Exercise input.
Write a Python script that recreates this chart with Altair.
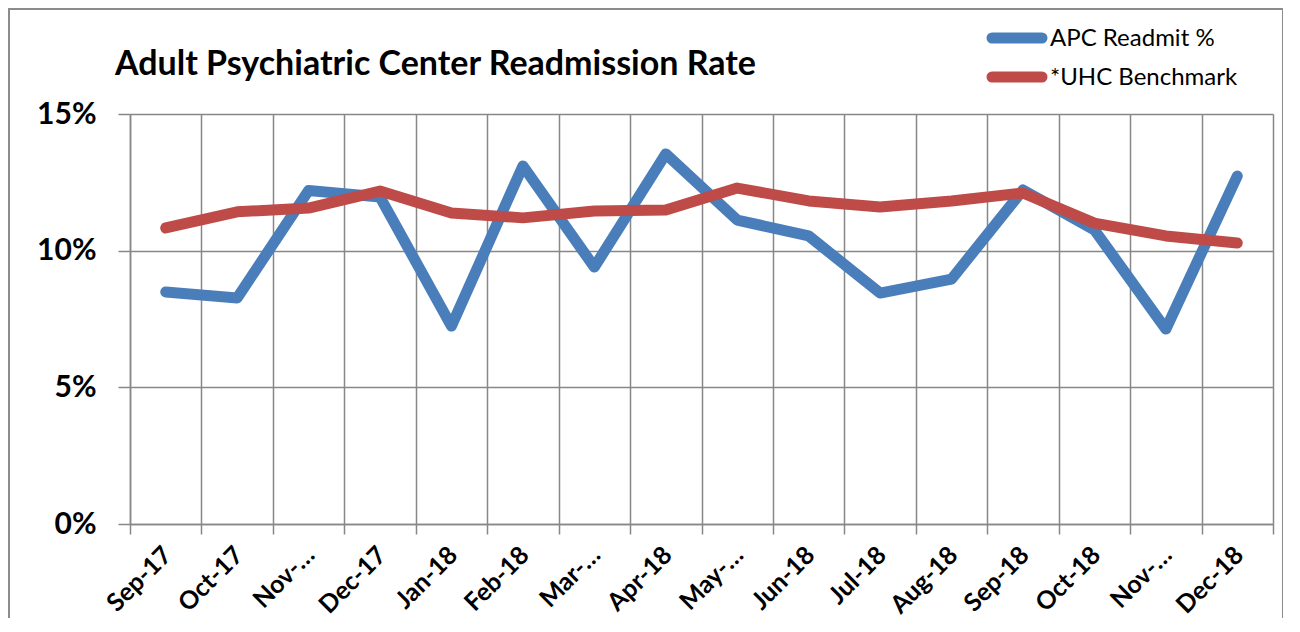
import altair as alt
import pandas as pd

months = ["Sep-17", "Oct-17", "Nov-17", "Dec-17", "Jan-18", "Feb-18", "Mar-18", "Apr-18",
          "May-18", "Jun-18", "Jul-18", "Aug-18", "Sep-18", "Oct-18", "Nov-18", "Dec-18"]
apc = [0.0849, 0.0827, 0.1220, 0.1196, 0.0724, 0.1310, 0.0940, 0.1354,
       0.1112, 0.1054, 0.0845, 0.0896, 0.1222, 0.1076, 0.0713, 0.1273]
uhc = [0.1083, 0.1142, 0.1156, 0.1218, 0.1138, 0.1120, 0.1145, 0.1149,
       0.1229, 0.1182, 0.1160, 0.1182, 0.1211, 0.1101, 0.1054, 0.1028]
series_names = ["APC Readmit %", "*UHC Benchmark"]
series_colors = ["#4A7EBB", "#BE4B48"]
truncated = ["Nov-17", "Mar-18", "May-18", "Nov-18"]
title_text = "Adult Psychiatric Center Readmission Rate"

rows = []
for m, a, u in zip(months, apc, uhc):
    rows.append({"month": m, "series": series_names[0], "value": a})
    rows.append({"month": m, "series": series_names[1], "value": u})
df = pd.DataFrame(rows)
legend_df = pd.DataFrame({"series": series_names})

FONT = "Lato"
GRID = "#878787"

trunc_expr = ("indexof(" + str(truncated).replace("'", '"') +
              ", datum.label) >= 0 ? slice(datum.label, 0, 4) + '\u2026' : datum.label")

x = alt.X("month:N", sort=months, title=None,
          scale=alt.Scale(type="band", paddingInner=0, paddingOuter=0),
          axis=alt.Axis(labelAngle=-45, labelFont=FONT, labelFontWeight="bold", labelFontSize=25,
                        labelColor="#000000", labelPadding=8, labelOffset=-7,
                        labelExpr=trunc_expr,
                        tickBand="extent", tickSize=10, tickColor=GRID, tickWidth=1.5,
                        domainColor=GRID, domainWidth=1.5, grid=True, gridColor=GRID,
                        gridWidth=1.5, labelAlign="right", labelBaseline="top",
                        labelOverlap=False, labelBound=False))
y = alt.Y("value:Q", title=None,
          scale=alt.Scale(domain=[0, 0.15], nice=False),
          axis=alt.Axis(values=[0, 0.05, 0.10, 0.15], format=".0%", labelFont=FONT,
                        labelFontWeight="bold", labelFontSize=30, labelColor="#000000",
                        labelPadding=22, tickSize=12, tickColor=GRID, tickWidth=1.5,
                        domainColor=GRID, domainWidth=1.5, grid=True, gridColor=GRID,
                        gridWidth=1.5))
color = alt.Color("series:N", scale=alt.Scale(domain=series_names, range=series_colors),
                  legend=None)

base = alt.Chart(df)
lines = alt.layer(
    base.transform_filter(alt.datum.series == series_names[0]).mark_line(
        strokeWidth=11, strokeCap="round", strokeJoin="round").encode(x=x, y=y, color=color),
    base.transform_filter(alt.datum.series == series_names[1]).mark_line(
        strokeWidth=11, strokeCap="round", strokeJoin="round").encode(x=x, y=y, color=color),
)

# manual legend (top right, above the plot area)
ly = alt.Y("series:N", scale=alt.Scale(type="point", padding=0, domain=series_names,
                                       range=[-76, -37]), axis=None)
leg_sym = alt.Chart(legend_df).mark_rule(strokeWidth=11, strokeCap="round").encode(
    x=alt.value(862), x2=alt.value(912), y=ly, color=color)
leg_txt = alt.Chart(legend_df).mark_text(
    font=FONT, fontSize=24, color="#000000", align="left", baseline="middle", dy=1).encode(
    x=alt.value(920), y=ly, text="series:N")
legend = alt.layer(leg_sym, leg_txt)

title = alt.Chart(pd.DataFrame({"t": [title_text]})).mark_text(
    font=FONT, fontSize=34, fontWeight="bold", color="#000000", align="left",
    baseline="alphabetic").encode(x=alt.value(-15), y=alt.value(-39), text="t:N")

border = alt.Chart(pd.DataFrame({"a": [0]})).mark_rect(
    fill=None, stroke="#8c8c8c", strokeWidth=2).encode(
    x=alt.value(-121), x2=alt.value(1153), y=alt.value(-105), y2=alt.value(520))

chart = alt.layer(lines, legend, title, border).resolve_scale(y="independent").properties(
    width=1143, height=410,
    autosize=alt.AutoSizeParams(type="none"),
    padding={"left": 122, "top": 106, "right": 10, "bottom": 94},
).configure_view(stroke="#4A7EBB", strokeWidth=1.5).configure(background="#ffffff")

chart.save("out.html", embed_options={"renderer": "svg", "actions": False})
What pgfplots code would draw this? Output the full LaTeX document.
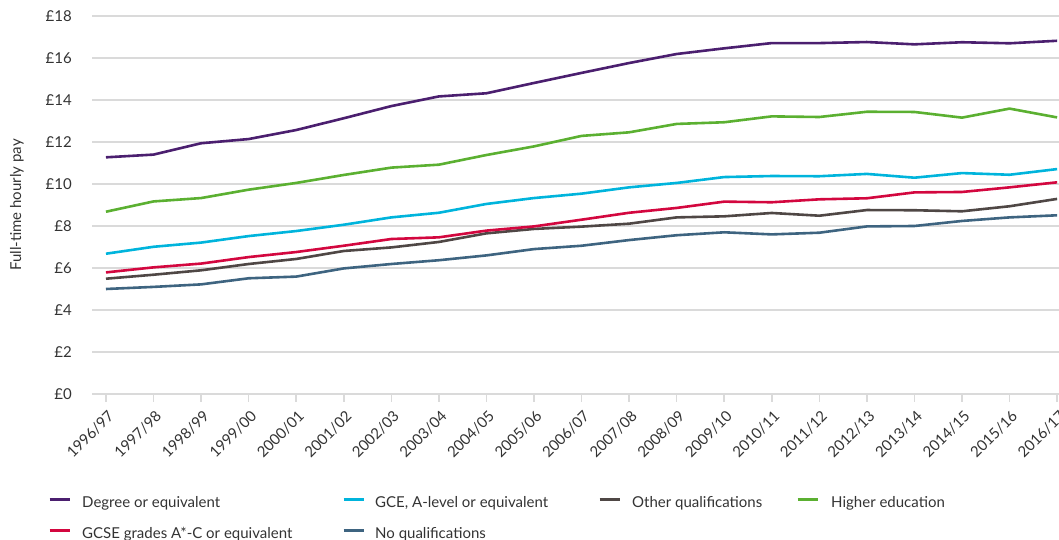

Prompt.
With all pictures left out, please transcribe exactly the lines from the start of the material through the line with "import pandas as pd".

Correct output.
Write a Python script that recreates this chart with Altair.
import altair as alt
import pandas as pd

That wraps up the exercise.